Government using laws to deprive minorities of livelihood, ex-civil servants tell prime minister

Over 100 former IAS officers said that anti-conversion laws, ban on beef consumption and demolition drives are used to ‘strike fear’ among minorities.

Prime Minister Narendra Modi. | Evelyn Hockstein/ Reuters

The government is using legal means to deprive minority communities of their livelihood and forcing them to accept their status as “inferior citizens”, a group of former civil servants said in an open letter to Prime Minister Narendra Modi on Tuesday.

They said that anti-conversion laws, ban on beef, demolition drives, and uniform dress in educational institutions are being used to “strike fear” among members of the minority communities.

The letter was signed by 108 former civil servants, including Harsh Mander, Najeeb Jung, Julio Ribeiro, AS Dulat, KP Fabian, Meena Gupta, and Tirlochan Singh.

“We are witnessing a frenzy of hate-filled destruction in the country where at the sacrificial altar are not just Muslims and members of the other minority communities but the Constitution itself,” the signatories said.

While it was not clear if the political leadership was directly involved in creating a communal frenzy, it was evident that the administration was enabling fringe groups to operate without fear, they said.

The members of fringe groups that are tasked with committing violence are provided with a “master script” about how the propaganda machinery of a party can help them defend their actions, the signatories said.

They noted that similar incidents of communal violence had taken place earlier too.

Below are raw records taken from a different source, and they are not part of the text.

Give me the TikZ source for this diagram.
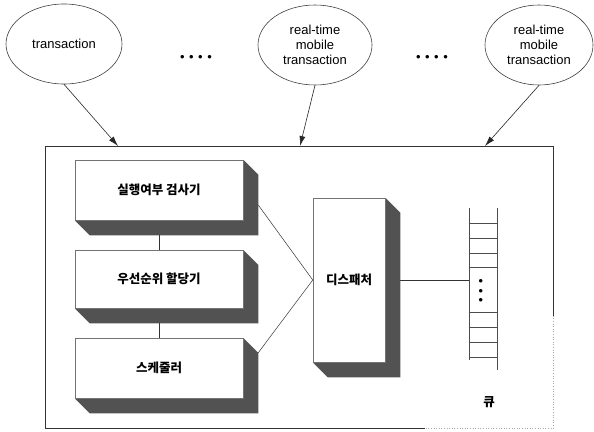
\documentclass[tikz,border=0pt]{standalone}
\usepackage{fontspec}
\setmainfont{Liberation Sans}
\newfontfamily\kr{Noto Sans CJK KR}
\usetikzlibrary{shapes.geometric,arrows.meta,calc,backgrounds}
\begin{document}
\begin{tikzpicture}[x=1pt,y=-1pt,
  tx/.style={ellipse,draw=black!75,line width=0.6pt,align=center,font=\fontsize{13}{15}\selectfont,inner sep=0pt},
  blk/.style={rectangle,draw=black!55,line width=0.5pt,fill=white,font=\kr\bfseries\fontsize{12.5}{15}\selectfont,inner sep=0pt},
  shd/.style={fill=black!68},
  arr/.style={-{Latex[length=10pt,width=6pt]},line width=0.6pt,black!85},
  con/.style={line width=0.5pt,black!80},
  frame/.style={line width=0.6pt,black!80},
  qline/.style={line width=0.5pt,black!70},
  dots/.style={inner sep=0pt,font=\fontsize{13}{15}\selectfont}]
\useasboundingbox (0,0) rectangle (594,431);
% ellipses
\node[tx,minimum width=116,minimum height=80] (e1) at (64,44) {transaction};
\node[tx,minimum width=114,minimum height=80] (e2) at (315,45) {real-time\\mobile\\transaction};
\node[tx,minimum width=108,minimum height=80] (e3) at (539,45) {real-time\\mobile\\transaction};
\node[dots] (d1) at (196,58) {•\hspace{4.5pt}•\hspace{4.5pt}•\hspace{4.5pt}•};
\node[dots] (d2) at (432,58) {•\hspace{4.5pt}•\hspace{4.5pt}•\hspace{4.5pt}•};
% system frame
\node[minimum width=508,minimum height=282,inner sep=0pt] (sys) at (299,287) {};
\draw[frame] ($(sys.north east)+(0,170)$) -- (sys.north east) -- (sys.north west) -- (sys.south west) -- ($(sys.south west)+(380,0)$);
\draw[frame,dotted,black!35] ($(sys.north east)+(0,170)$) -- (sys.south east) -- ($(sys.south west)+(380,0)$);
\coordinate (c1) at (118,146);
\coordinate (c2) at (300,146);
\coordinate (c3) at (485,146);
\draw[arr] (e1.south) -- (c1);
\draw[arr] (e2.south) -- (c2);
\draw[arr] (e3.south) -- (c3);
% blocks
\node[blk,minimum width=168,minimum height=60] (b1) at (159,190) {실행여부 검사기};
\node[blk,minimum width=168,minimum height=58] (b2) at (159,279) {우선순위 할당기};
\node[blk,minimum width=168,minimum height=60] (b3) at (159,368) {스케줄러};
\node[blk,minimum width=72,minimum height=164] (dp) at (349,280) {디스패처};
% queue
\node[minimum width=28,minimum height=152,inner sep=0pt] (q) at (483,284) {};
\draw[qline] (q.north west) -- (q.south west);
\draw[qline] (q.north east) -- ($(q.south east)+(0,10)$);
\foreach \o in {15,30,45,59,104,119,134,149}
  \draw[qline] ($(q.north west)+(0,\o)$) -- ($(q.north east)+(0,\o)$);
\node[dots,rotate=90] (qd) at (482,291) {•\hspace{5pt}•\hspace{5pt}•};
\node[font=\kr\bfseries\fontsize{12.5}{15}\selectfont,inner sep=0pt] (ql) at (489,402) {큐};
\begin{scope}[on background layer]
  \draw[con] (b1.south) -- (b2.north);
  \draw[con] (b2.south) -- (b3.north);
  \draw[con] ($(b1.east)+(15,15)$) -- (dp.west);
  \draw[con] ($(b3.north east)+(15,15)$) -- (dp.west);
  \draw[con] (dp.east) -- (dp.east -| q.west);
  \foreach \n in {b1,b2,b3,dp}
    \fill[shd] (\n.north east) -- ++(15,15) -- ($(\n.south east)+(15,15)$) -- ($(\n.south west)+(15,15)$) -- (\n.south west) -- (\n.south east) -- cycle;
\end{scope}
\end{tikzpicture}
\end{document}
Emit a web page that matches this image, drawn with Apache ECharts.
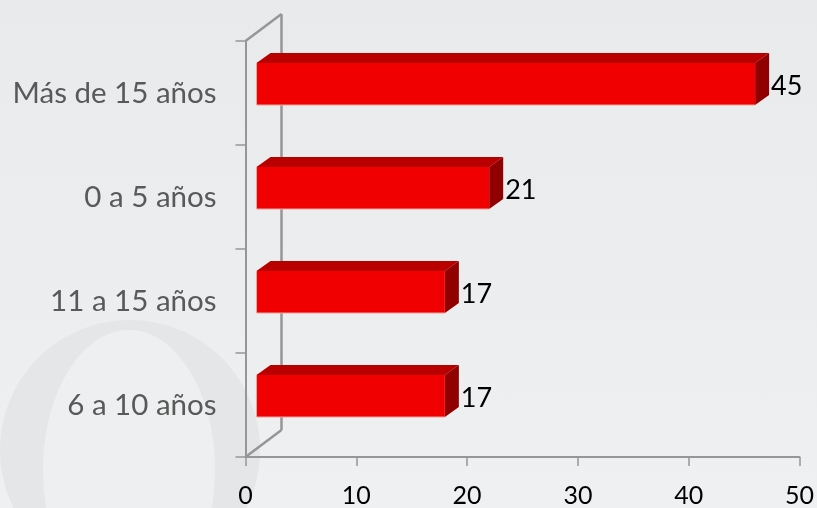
<!DOCTYPE html>
<html>
<head>
<meta charset="utf-8">
<style>
  html, body { margin: 0; padding: 0; }
  body { background: linear-gradient(#e9eaec, #eff0f1); }
  #chart { width: 817px; height: 508px; }
</style>
<script src="https://cdn.jsdelivr.net/npm/echarts@6/dist/echarts.min.js"></script>
</head>
<body>
<div id="chart"></div>
<script>
const categories = ['6 a 10 años', '11 a 15 años', '0 a 5 años', 'Más de 15 años']
const values = [17, 17, 21, 45]
const xTicks = [0, 10, 20, 30, 40, 50]

const axisGrey = '#969696'
const font = 'Lato'
// 3d look of the original: depth of the box and of the back wall
const depthX = 14
const depthY = 10
const barHeight = 42
const barShift = -9
const startShift = 11

const chart = echarts.init(document.getElementById('chart'))

function renderBar(params, api) {
  const value = api.value(0)
  const start = api.coord([0, api.value(1)])
  const end = api.coord([value, api.value(1)])
  const x0 = start[0] + startShift
  const x1 = end[0] + startShift
  const top = start[1] + barShift - barHeight / 2
  const bottom = top + barHeight
  return {
    type: 'group',
    children: [
      {
        type: 'polygon',
        shape: { points: [[x0, top], [x0 + depthX, top - depthY], [x1 + depthX, top - depthY], [x1, top]] },
        style: { fill: '#b80000' }
      },
      {
        type: 'polygon',
        shape: { points: [[x1, top], [x1 + depthX, top - depthY], [x1 + depthX, bottom - depthY], [x1, bottom]] },
        style: { fill: '#900000' }
      },
      {
        type: 'rect',
        shape: { x: x0, y: top, width: x1 - x0, height: barHeight },
        style: { fill: '#f00000' }
      },
      {
        type: 'polyline',
        shape: { points: [[x0, top], [x0, bottom], [x1, bottom]] },
        style: { fill: null, stroke: '#f3a5a0', lineWidth: 1 }
      },
      {
        type: 'text',
        style: {
          x: x1 + depthX + 2,
          y: top + 23,
          text: String(value),
          fill: '#000000',
          font: '27px ' + font,
          verticalAlign: 'middle'
        }
      }
    ]
  }
}

function renderWall(params) {
  const c = params.coordSys
  const wallX = 36
  const wallY = 27
  const line = (x1, y1, x2, y2) => ({
    type: 'line',
    shape: { x1, y1, x2, y2 },
    style: { stroke: axisGrey, lineWidth: 2.5 }
  })
  return {
    type: 'group',
    children: [
      line(c.x, c.y, c.x + wallX, c.y - wallY),
      line(c.x + wallX, c.y - wallY, c.x + wallX, c.y + c.height - wallY),
      line(c.x + wallX, c.y + c.height - wallY, c.x, c.y + c.height)
    ]
  }
}

chart.setOption({
  animation: false,
  backgroundColor: 'transparent',
  graphic: [
    {
      type: 'ellipse',
      z: -10,
      shape: { cx: 130, cy: 450, rx: 130, ry: 130 },
      style: { fill: '#e5e6e8' }
    },
    {
      type: 'ellipse',
      z: -9,
      shape: { cx: 129, cy: 470, rx: 86, ry: 140 },
      style: { fill: '#eeeff0' }
    }
  ],
  grid: { left: 245.5, right: 17, top: 41, bottom: 51 },
  xAxis: {
    type: 'value',
    min: 0,
    max: 50,
    interval: 10,
    splitLine: { show: false },
    axisLine: { show: true, lineStyle: { color: axisGrey, width: 2 } },
    axisTick: { show: true, length: 9, lineStyle: { color: axisGrey, width: 1.5 } },
    axisLabel: {
      margin: 26,
      color: '#000000',
      fontFamily: font,
      fontSize: 25,
      formatter: v => (xTicks.includes(v) ? String(v) : '')
    }
  },
  yAxis: {
    type: 'category',
    data: categories,
    axisLine: { show: true, onZero: false, lineStyle: { color: axisGrey, width: 2 } },
    axisTick: { show: true, length: 10, alignWithLabel: false, lineStyle: { color: axisGrey, width: 1.5 } },
    axisLabel: { margin: 29, color: '#595959', fontFamily: font, fontSize: 29.5, padding: [4, 0, 0, 0] }
  },
  series: [
    {
      type: 'custom',
      renderItem: renderWall,
      data: [[0, 0]],
      z: 1,
      silent: true
    },
    {
      type: 'custom',
      renderItem: renderBar,
      encode: { x: 0, y: 1 },
      data: values.map((v, i) => [v, i]),
      z: 2
    }
  ]
})
</script>
</body>
</html>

But currently, not only a master plan was being unveiled to prepare a base for creating a Hindu Rashtra but the Constitution was being being “twisted and perverted to make it an instrument of majoritarian tyranny”.

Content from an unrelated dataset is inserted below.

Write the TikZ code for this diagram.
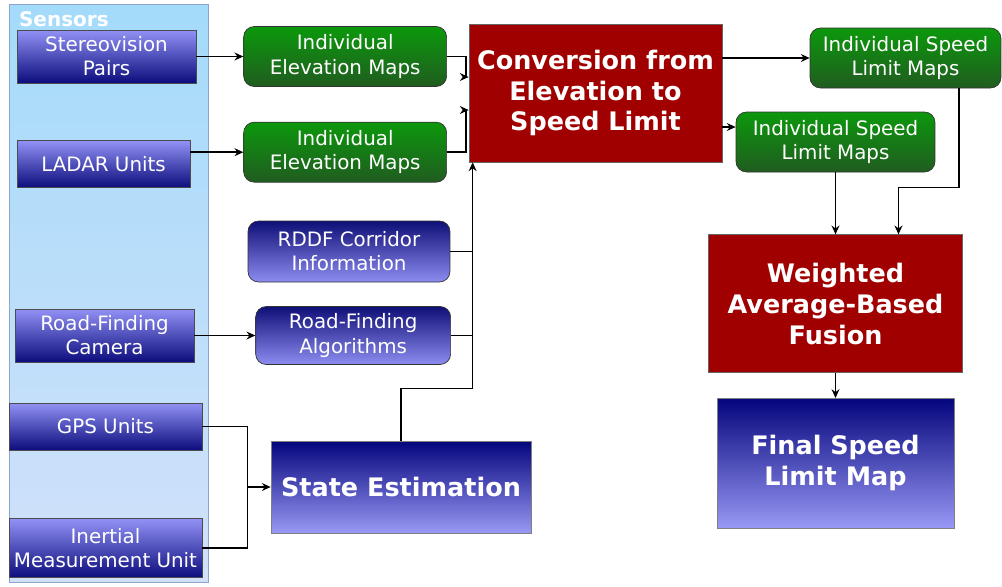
\documentclass[tikz,border=0pt]{standalone}
\usepackage{fontspec}
\setmainfont{DejaVu Sans}
\usepackage{xcolor}
\usepackage{tikz}
\usetikzlibrary{arrows.meta,positioning,calc}

\definecolor{panelTop}{RGB}{164,219,250}
\definecolor{panelBot}{RGB}{210,225,250}
\definecolor{panelEdge}{RGB}{140,165,200}
\definecolor{sensorTop}{RGB}{145,145,245}
\definecolor{sensorBot}{RGB}{12,12,125}
\definecolor{mapTop}{RGB}{12,152,12}
\definecolor{mapBot}{RGB}{32,92,32}
\definecolor{infoTop}{RGB}{15,15,120}
\definecolor{infoBot}{RGB}{140,140,240}
\definecolor{procRed}{RGB}{160,0,0}
\definecolor{resultTop}{RGB}{5,5,125}
\definecolor{resultBot}{RGB}{152,152,245}

\newcommand{\mapfont}{\fontsize{11.3}{13.7}\selectfont}
\newcommand{\procfont}{\fontsize{14.5}{17.6}\selectfont\bfseries}

\begin{document}
\begin{tikzpicture}[
    x=0.02cm, y=-0.02cm,
    panel/.style={rectangle, draw=panelEdge, top color=panelTop, bottom color=panelBot, minimum width=3.98cm, minimum height=11.56cm},
    sensor/.style={rectangle, draw=black!70, top color=sensorTop, bottom color=sensorBot, text=white, align=center, font=\mapfont, inner sep=1pt, minimum width=3.58cm, minimum height=1.06cm},
    mapbox/.style={rectangle, rounded corners=6pt, draw=black!80, top color=mapTop, bottom color=mapBot, text=white, align=center, font=\mapfont, inner sep=1pt, minimum height=1.2cm},
    infobox/.style={rectangle, rounded corners=6pt, draw=black!80, top color=infoTop, bottom color=infoBot, text=white, align=center, font=\mapfont, inner sep=1pt},
    process/.style={rectangle, draw=black!60, fill=procRed, text=white, align=center, font=\procfont, minimum width=5.06cm, minimum height=2.76cm},
    result/.style={rectangle, draw=black!50, top color=resultTop, bottom color=resultBot, text=white, align=center, font=\procfont},
    arrow/.style={->, >={Stealth[length=5pt, width=4.5pt]}, line width=0.8pt},
    line/.style={line width=0.8pt}
]
\useasboundingbox (0,0) rectangle (1002,586);

% Sensor panel
\node[panel] (sensors) at (108.5,293) {};
\node[anchor=north west, inner sep=0pt, text=white, font=\fontsize{11.4}{13}\selectfont\bfseries] (sensorstitle) at ($(sensors.north west)+(10,8)$) {Sensors};

% Sensors
\node[sensor] (stereo) at (106.5,56.5) {Stereovision\\Pairs};
\node[sensor, minimum width=3.46cm, minimum height=0.94cm, below=1.14cm of stereo.south west, anchor=north west] (ladar) {LADAR Units};
\node[sensor] (camera) at (104.5,335.5) {Road-Finding\\Camera};
\node[sensor, minimum width=3.86cm, minimum height=0.94cm] (gps) at (105.5,426.5) {GPS Units};
\node[sensor, minimum width=3.86cm, minimum height=1.18cm, below=1.36cm of gps] (imu) {Inertial\\Measurement Unit};

% First stage
\node[mapbox, minimum width=4.06cm, right=0.94cm of stereo] (elev1) {Individual\\Elevation Maps};
\node[mapbox, minimum width=4.06cm, below=0.7cm of elev1] (elev2) {Individual\\Elevation Maps};
\node[infobox, minimum width=4.04cm, minimum height=1.22cm] (rddf) at (349,251.5) {RDDF Corridor\\Information};
\node[infobox, minimum width=3.9cm, minimum height=1.16cm, right=1.22cm of camera] (rfa) {Road-Finding\\Algorithms};
\node[result, minimum width=5.2cm, minimum height=1.84cm] (state) at (401,487) {State Estimation};

% Conversion and fusion
\node[process] (conv) at (595.5,93) {Conversion from\\Elevation to\\Speed Limit};
\node[mapbox, minimum width=3.82cm] (isl1) at (905.5,58) {Individual Speed\\Limit Maps};
\node[mapbox, minimum width=3.98cm] (isl2) at (835.5,142) {Individual Speed\\Limit Maps};
\node[process, minimum width=5.08cm, below=1.24cm of isl2] (fusion) {Weighted\\Average-Based\\Fusion};
\node[result, minimum width=4.74cm, minimum height=2.6cm, below=0.5cm of fusion] (final) {Final Speed\\Limit Map};

% Sensors to first stage
\draw[arrow] (stereo) -- (elev1);
\draw[arrow] (ladar.east |- elev2) -- (elev2);
\draw[arrow] (camera) -- (rfa);
\draw[line] (gps.east) -- ++(0.9cm,0) |- (imu.east);
\draw[arrow] ([xshift=-0.48cm]state.west) -- (state.west);

% Elevation maps into conversion
\draw[arrow] (elev1.east) -- ++(0.38cm,0) |- ([yshift=0.32cm]conv.west);
\draw[arrow] (elev2.east) -- ++(0.38cm,0) |- ([yshift=-0.34cm]conv.west);

% Trunk from state estimation
\coordinate (trunk) at ([xshift=0.08cm]conv.south west);
\draw[arrow] (state.north) -- ++(0,1.04cm) -| (trunk);
\draw[line] (rddf.east) -- (rddf.east -| trunk);
\draw[line] (rfa.east) -- (rfa.east -| trunk);

% Conversion to speed limit maps
\coordinate (isl2in) at ([yshift=0.3cm]isl2.west);
\draw[arrow] (conv.east |- isl1) -- (isl1);
\draw[arrow] (conv.east |- isl2in) -- (isl2in);

% Speed limit maps into fusion
\draw[arrow] (isl2.south) -- (isl2.south |- fusion.north);
\draw[arrow] ([xshift=1.07cm]isl1.south) -- ++(0,-1.98cm) -| ([xshift=1.26cm]fusion.north);
\draw[arrow] (fusion.south) -- (fusion.south |- final.north);

\end{tikzpicture}
\end{document}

Given this, the group said it was no wonder bulldozer has become a new metaphor for exercising political and administrative power.

The Bharatiya Janata Party has earned the sobriquet of “bulldozer government” after several of its leaders have arbitrarily called for demolition of “illegal structures” in various states. Leaders like Adityanath have even said that the “bulldozer brand” is quite effective. However, the structures that are razed most often belong to Muslims.

In GujaratMadhya Pradesh and Delhi, the BJP administrations had conducted drives in the name of removing encroachments to demolish structures in areas where communal clashes took place in April.

“The edifice built around the ideas of ‘due process’ and ‘rule of law’ stands demolished,” it said. “As the Jahangirpuri incident shows, even the orders of the highest court of the land appear to be treated with scant respect by the executive.”

On April 20, Bharatiya Janata Party-ruled North Delhi Municipal Corporation had continued to raze structures in Jahangirpuri despite a Supreme Court ordering them to halt. It was only stopped after Communist Party of India (Marxist) leader Brinda Karat brought an electronic order to the demolition site.

The former civil servants said that the politics to assert the Hindutva identity and tactics such as creating a divide a divide between communities has been going on for decades and has become the new normal in the last few years.

“What is alarming now is the subordination of the fundamental principles of our Constitution and of the rule of law to the forces of majoritarianism, in which the state appears to be fully complicit,” the group said.

It urged Modi to rise above partisan politics and call for end the politics of hate that the governments under BJP’s control were “assiduously practising”.

“Your silence, in the face of this enormous societal threat, is deafening,” the group said.